[Foundation-l] "Vital Articles" underperforming?

Andreas K. jayen466 at gmail.com
Sun Dec 4 15:01:45 UTC 2011


There was a lengthy discussion recently on en:WP at



http://en.wikipedia.org/wiki/Wikipedia_talk:Featured_article_candidates#FAC_spends_too_much_time_on_trivial_topics



about the fact that many featured articles – at least on en:WP – are about
niche topics, while so-called "vital articles" (VA), i.e. core topics that
any encyclopedia would be expected to cover well, are underperforming, with
comparatively few making FA or GA. Looking at the VA list,


http://en.wikipedia.org/wiki/Wikipedia:VA

topic areas like philosophy, languages and social sciences seem to be doing
particularly poorly.



Generally speaking, it stands to reason that articles on niche topics are
easier to improve.
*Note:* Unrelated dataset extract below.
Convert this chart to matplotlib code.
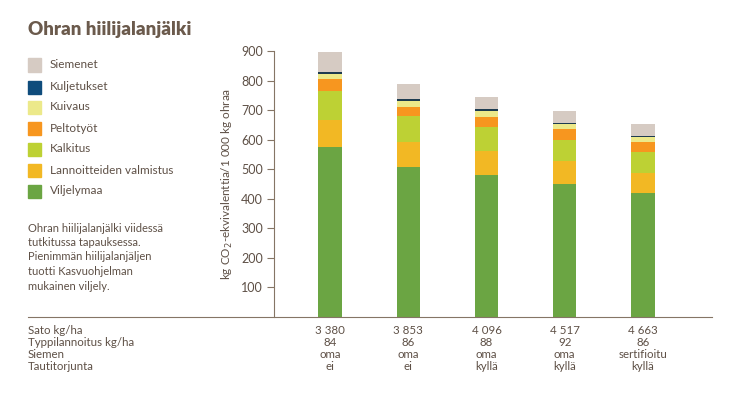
import matplotlib.pyplot as plt
import matplotlib.transforms as mtransforms
import numpy as np

plt.rcParams['font.family'] = ['Lato', 'DejaVu Sans']

# stacked components, bottom to top
components = ['Viljelymaa', 'Lannoitteiden valmistus', 'Kalkitus', 'Peltotyöt',
              'Kuivaus', 'Kuljetukset', 'Siemenet']
viljelymaa = [574, 508, 480, 449, 418]
lannoitteet = [92, 85, 82, 79, 70]
kalkitus = [99, 88, 80, 71, 71]
peltotyot = [40, 30, 34, 37, 32]
kuivaus = [17, 21, 21, 16, 19]
kuljetukset = [8, 6, 7, 5, 4]
siemenet = [67, 50, 39, 40, 38]

sato = ['3 380', '3 853', '4 096', '4 517', '4 663']
typpi = ['84', '86', '88', '92', '86']
siemen = ['oma', 'oma', 'oma', 'oma', 'sertifioitu']
tauti = ['ei', 'ei', 'kyllä', 'kyllä', 'kyllä']
row_labels = ['Sato kg/ha', 'Typpilannoitus kg/ha', 'Siemen', 'Tautitorjunta']

colors = ['#6ba543', '#f2b824', '#bdd134', '#f7961f', '#ece98a', '#1d3b50', '#d6cbc3']
legend_colors = ['#6ba543', '#f2b824', '#bdd134', '#f7961f', '#ece98a', '#0f4c7c', '#d6cbc3']

txt = '#5e5046'
axcol = '#857565'

W, H = 731, 393
fig = plt.figure(figsize=(W / 100, H / 100), dpi=100)
ax = fig.add_axes([274 / W, 1 - 317 / H, (712 - 274) / W, (317 - 51) / H])

x = np.arange(5)
series = [viljelymaa, lannoitteet, kalkitus, peltotyot, kuivaus, kuljetukset, siemenet]
bottom = np.zeros(5)
for vals, c in zip(series, colors):
    ax.bar(x, vals, width=0.3, bottom=bottom, color=c, linewidth=0)
    bottom += np.array(vals)

ax.set_xlim(-0.718, 4.885)
ax.set_ylim(0, 900)
ax.set_yticks(range(100, 1000, 100))
ax.tick_params(axis='y', length=5, width=0.8, color=axcol, labelcolor=txt, labelsize=9, pad=3)
ax.set_xticks([])
for s in ['top', 'right', 'bottom']:
    ax.spines[s].set_visible(False)
ax.spines['left'].set_color(axcol)
ax.spines['left'].set_linewidth(0.8)
ax.set_ylabel(r'kg CO$_2$-ekvivalenttia/1 000 kg ohraa', color=txt, fontsize=8.5, labelpad=4)

# baseline across the whole table
fig.add_artist(plt.Line2D([28 / W, 712 / W], [1 - 317 / H] * 2, color=axcol, lw=0.8))

# title
fig.text(28 / W, 1 - 30 / H, 'Ohran hiilijalanjälki', fontsize=13.5, fontweight='heavy',
         color='#6b5a4c', va='center')

# legend (top to bottom)
leg_y = [65, 87, 107, 128, 149, 170, 191]
for i, (name, c) in enumerate(zip(components[::-1], legend_colors[::-1])):
    yc = 1 - leg_y[i] / H
    fig.patches.append(plt.Rectangle((28 / W, yc - 6.5 / H), 13 / W, 13 / H,
                                     transform=fig.transFigure, color=c, figure=fig))
    fig.text(50 / W, yc, name, fontsize=8.5, color=txt, va='center')

para = ['Ohran hiilijalanjälki viidessä', 'tutkitussa tapauksessa.',
        'Pienimmän hiilijalanjäljen', 'tuotti Kasvuohjelman', 'mukainen viljely.']
for i, line in enumerate(para):
    fig.text(28 / W, 1 - (228 + i * 14.5) / H, line, fontsize=8, color=txt, va='center')

# data rows under the chart
trans = mtransforms.blended_transform_factory(ax.transData, fig.transFigure)
rows = [sato, typpi, siemen, tauti]
row_y = [331, 343, 355, 367]
for lab, vals, yy in zip(row_labels, rows, row_y):
    fig.text(28 / W, 1 - yy / H, lab, fontsize=8.3, color=txt, va='center')
    for xi, v in zip(x, vals):
        ax.text(xi, 1 - yy / H, v, transform=trans, fontsize=8.3, color=txt,
                ha='center', va='center')

fig.savefig('out.png', dpi=100)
One or two editors can work in relative peace and quiet,
and the number of sources is more manageable. If there are only two dozen
sources covering the topic, it's clear where to start; but where do you
start with a topic like Information technology?


http://en.wikipedia.org/wiki/Information_technology


After ten years, it's still a start-class article in en:WP, little more
than a stub really (though I note it is a featured article in Catalan
Wikipedia).


Do vital articles need a special approach to get them to FA standard,
perhaps with Foundation-sponsored outreach to universities, formation of
article improvement teams involving outside experts, and expert involvement
in the FAC (featured article candidate) assessment process? Or do we trust
that these articles will improve in time through the normal process of
editing?


What is VA quality like in other language versions of Wikipedia?